*Task directions*. Give a verbatim copy of the lines below, minus the pictures.

*Data excerpt*.
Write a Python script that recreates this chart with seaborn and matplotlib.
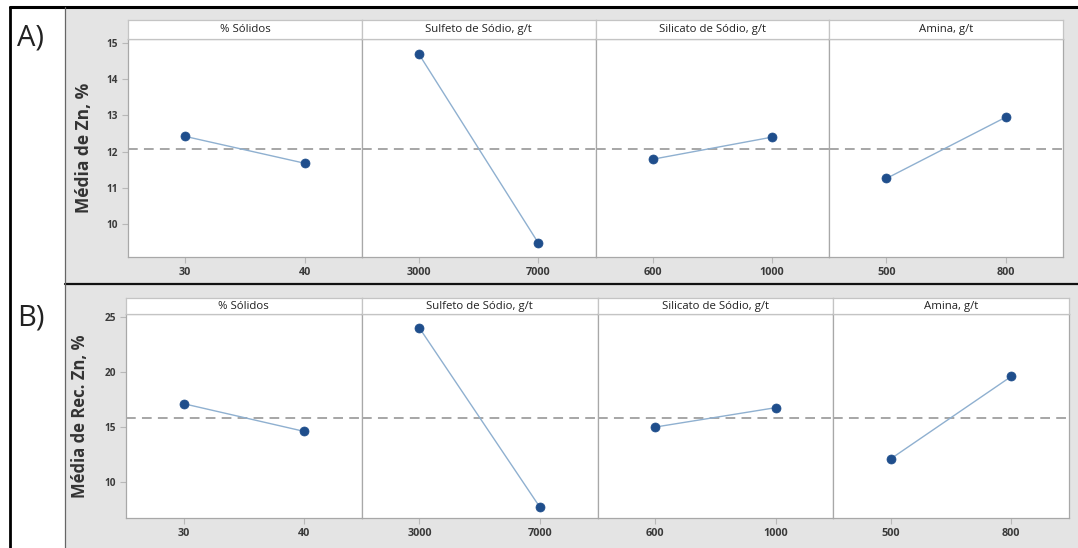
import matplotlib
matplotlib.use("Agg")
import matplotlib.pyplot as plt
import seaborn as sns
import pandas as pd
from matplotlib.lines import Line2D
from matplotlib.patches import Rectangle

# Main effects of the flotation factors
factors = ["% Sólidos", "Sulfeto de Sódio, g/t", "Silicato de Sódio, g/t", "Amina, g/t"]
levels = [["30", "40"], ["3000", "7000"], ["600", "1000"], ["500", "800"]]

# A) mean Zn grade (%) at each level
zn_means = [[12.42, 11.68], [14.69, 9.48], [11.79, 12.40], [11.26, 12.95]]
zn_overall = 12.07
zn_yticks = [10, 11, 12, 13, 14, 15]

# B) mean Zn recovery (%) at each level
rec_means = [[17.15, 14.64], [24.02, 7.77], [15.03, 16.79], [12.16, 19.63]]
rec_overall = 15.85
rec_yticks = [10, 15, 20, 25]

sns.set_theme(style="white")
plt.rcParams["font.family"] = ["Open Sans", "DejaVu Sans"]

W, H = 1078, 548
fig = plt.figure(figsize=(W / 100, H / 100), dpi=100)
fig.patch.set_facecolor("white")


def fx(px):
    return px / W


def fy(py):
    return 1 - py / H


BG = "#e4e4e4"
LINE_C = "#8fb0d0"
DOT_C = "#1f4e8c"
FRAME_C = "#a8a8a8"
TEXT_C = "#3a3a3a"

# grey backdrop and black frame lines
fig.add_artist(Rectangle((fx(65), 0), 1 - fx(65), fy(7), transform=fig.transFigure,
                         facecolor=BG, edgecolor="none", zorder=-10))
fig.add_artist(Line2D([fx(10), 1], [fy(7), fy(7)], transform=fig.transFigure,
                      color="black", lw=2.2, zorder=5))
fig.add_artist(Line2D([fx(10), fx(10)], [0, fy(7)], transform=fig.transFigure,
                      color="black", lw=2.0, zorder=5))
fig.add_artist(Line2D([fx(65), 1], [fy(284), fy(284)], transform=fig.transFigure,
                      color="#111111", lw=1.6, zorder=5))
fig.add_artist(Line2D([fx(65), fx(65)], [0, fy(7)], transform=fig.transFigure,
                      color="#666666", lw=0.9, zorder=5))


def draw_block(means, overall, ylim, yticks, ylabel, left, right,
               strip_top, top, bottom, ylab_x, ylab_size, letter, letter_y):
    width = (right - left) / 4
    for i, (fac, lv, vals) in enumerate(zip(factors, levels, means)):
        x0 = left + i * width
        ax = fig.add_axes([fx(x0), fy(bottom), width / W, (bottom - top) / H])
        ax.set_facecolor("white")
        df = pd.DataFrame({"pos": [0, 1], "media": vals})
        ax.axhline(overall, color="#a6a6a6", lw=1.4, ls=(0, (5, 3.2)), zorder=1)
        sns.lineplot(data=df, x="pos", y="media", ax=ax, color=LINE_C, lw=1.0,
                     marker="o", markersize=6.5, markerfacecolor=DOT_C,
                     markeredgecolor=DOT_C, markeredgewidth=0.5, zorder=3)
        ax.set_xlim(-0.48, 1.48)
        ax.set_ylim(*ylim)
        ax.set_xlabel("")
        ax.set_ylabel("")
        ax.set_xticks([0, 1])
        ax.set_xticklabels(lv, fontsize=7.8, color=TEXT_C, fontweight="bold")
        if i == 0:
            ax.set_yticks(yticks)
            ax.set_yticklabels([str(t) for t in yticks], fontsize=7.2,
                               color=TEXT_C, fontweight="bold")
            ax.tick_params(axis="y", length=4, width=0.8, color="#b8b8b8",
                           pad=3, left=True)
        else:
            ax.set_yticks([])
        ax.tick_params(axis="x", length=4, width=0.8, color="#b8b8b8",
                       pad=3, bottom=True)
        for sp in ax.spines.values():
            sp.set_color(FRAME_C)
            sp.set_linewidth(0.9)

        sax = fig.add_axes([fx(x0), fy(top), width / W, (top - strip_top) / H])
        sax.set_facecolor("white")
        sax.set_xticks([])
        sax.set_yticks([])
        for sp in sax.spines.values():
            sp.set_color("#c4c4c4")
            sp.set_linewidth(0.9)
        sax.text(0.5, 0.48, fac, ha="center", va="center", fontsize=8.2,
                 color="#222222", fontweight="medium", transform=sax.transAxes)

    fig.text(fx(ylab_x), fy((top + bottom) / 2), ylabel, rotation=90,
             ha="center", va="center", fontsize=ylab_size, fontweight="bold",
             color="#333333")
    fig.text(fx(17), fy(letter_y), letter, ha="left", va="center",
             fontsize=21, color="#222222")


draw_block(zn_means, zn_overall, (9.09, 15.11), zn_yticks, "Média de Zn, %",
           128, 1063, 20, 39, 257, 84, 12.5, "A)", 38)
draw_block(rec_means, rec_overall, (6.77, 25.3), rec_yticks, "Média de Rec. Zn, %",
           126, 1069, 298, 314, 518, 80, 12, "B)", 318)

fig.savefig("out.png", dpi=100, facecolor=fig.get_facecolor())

*In response*.
Write a Python script that recreates this chart with seaborn and matplotlib.
import matplotlib
matplotlib.use("Agg")
import matplotlib.pyplot as plt
import seaborn as sns
import pandas as pd
from matplotlib.lines import Line2D
from matplotlib.patches import Rectangle

# Main effects of the flotation factors
factors = ["% Sólidos", "Sulfeto de Sódio, g/t", "Silicato de Sódio, g/t", "Amina, g/t"]
levels = [["30", "40"], ["3000", "7000"], ["600", "1000"], ["500", "800"]]

# A) mean Zn grade (%) at each level
zn_means = [[12.42, 11.68], [14.69, 9.48], [11.79, 12.40], [11.26, 12.95]]
zn_overall = 12.07
zn_yticks = [10, 11, 12, 13, 14, 15]

# B) mean Zn recovery (%) at each level
rec_means = [[17.15, 14.64], [24.02, 7.77], [15.03, 16.79], [12.16, 19.63]]
rec_overall = 15.85
rec_yticks = [10, 15, 20, 25]

sns.set_theme(style="white")
plt.rcParams["font.family"] = ["Open Sans", "DejaVu Sans"]

W, H = 1078, 548
fig = plt.figure(figsize=(W / 100, H / 100), dpi=100)
fig.patch.set_facecolor("white")


def fx(px):
    return px / W


def fy(py):
    return 1 - py / H


BG = "#e4e4e4"
LINE_C = "#8fb0d0"
DOT_C = "#1f4e8c"
FRAME_C = "#a8a8a8"
TEXT_C = "#3a3a3a"

# grey backdrop and black frame lines
fig.add_artist(Rectangle((fx(65), 0), 1 - fx(65), fy(7), transform=fig.transFigure,
                         facecolor=BG, edgecolor="none", zorder=-10))
fig.add_artist(Line2D([fx(10), 1], [fy(7), fy(7)], transform=fig.transFigure,
                      color="black", lw=2.2, zorder=5))
fig.add_artist(Line2D([fx(10), fx(10)], [0, fy(7)], transform=fig.transFigure,
                      color="black", lw=2.0, zorder=5))
fig.add_artist(Line2D([fx(65), 1], [fy(284), fy(284)], transform=fig.transFigure,
                      color="#111111", lw=1.6, zorder=5))
fig.add_artist(Line2D([fx(65), fx(65)], [0, fy(7)], transform=fig.transFigure,
                      color="#666666", lw=0.9, zorder=5))


def draw_block(means, overall, ylim, yticks, ylabel, left, right,
               strip_top, top, bottom, ylab_x, ylab_size, letter, letter_y):
    width = (right - left) / 4
    for i, (fac, lv, vals) in enumerate(zip(factors, levels, means)):
        x0 = left + i * width
        ax = fig.add_axes([fx(x0), fy(bottom), width / W, (bottom - top) / H])
        ax.set_facecolor("white")
        df = pd.DataFrame({"pos": [0, 1], "media": vals})
        ax.axhline(overall, color="#a6a6a6", lw=1.4, ls=(0, (5, 3.2)), zorder=1)
        sns.lineplot(data=df, x="pos", y="media", ax=ax, color=LINE_C, lw=1.0,
                     marker="o", markersize=6.5, markerfacecolor=DOT_C,
                     markeredgecolor=DOT_C, markeredgewidth=0.5, zorder=3)
        ax.set_xlim(-0.48, 1.48)
        ax.set_ylim(*ylim)
        ax.set_xlabel("")
        ax.set_ylabel("")
        ax.set_xticks([0, 1])
        ax.set_xticklabels(lv, fontsize=7.8, color=TEXT_C, fontweight="bold")
        if i == 0:
            ax.set_yticks(yticks)
            ax.set_yticklabels([str(t) for t in yticks], fontsize=7.2,
                               color=TEXT_C, fontweight="bold")
            ax.tick_params(axis="y", length=4, width=0.8, color="#b8b8b8",
                           pad=3, left=True)
        else:
            ax.set_yticks([])
        ax.tick_params(axis="x", length=4, width=0.8, color="#b8b8b8",
                       pad=3, bottom=True)
        for sp in ax.spines.values():
            sp.set_color(FRAME_C)
            sp.set_linewidth(0.9)

        sax = fig.add_axes([fx(x0), fy(top), width / W, (top - strip_top) / H])
        sax.set_facecolor("white")
        sax.set_xticks([])
        sax.set_yticks([])
        for sp in sax.spines.values():
            sp.set_color("#c4c4c4")
            sp.set_linewidth(0.9)
        sax.text(0.5, 0.48, fac, ha="center", va="center", fontsize=8.2,
                 color="#222222", fontweight="medium", transform=sax.transAxes)

    fig.text(fx(ylab_x), fy((top + bottom) / 2), ylabel, rotation=90,
             ha="center", va="center", fontsize=ylab_size, fontweight="bold",
             color="#333333")
    fig.text(fx(17), fy(letter_y), letter, ha="left", va="center",
             fontsize=21, color="#222222")


draw_block(zn_means, zn_overall, (9.09, 15.11), zn_yticks, "Média de Zn, %",
           128, 1063, 20, 39, 257, 84, 12.5, "A)", 38)
draw_block(rec_means, rec_overall, (6.77, 25.3), rec_yticks, "Média de Rec. Zn, %",
           126, 1069, 298, 314, 518, 80, 12, "B)", 318)

fig.savefig("out.png", dpi=100, facecolor=fig.get_facecolor())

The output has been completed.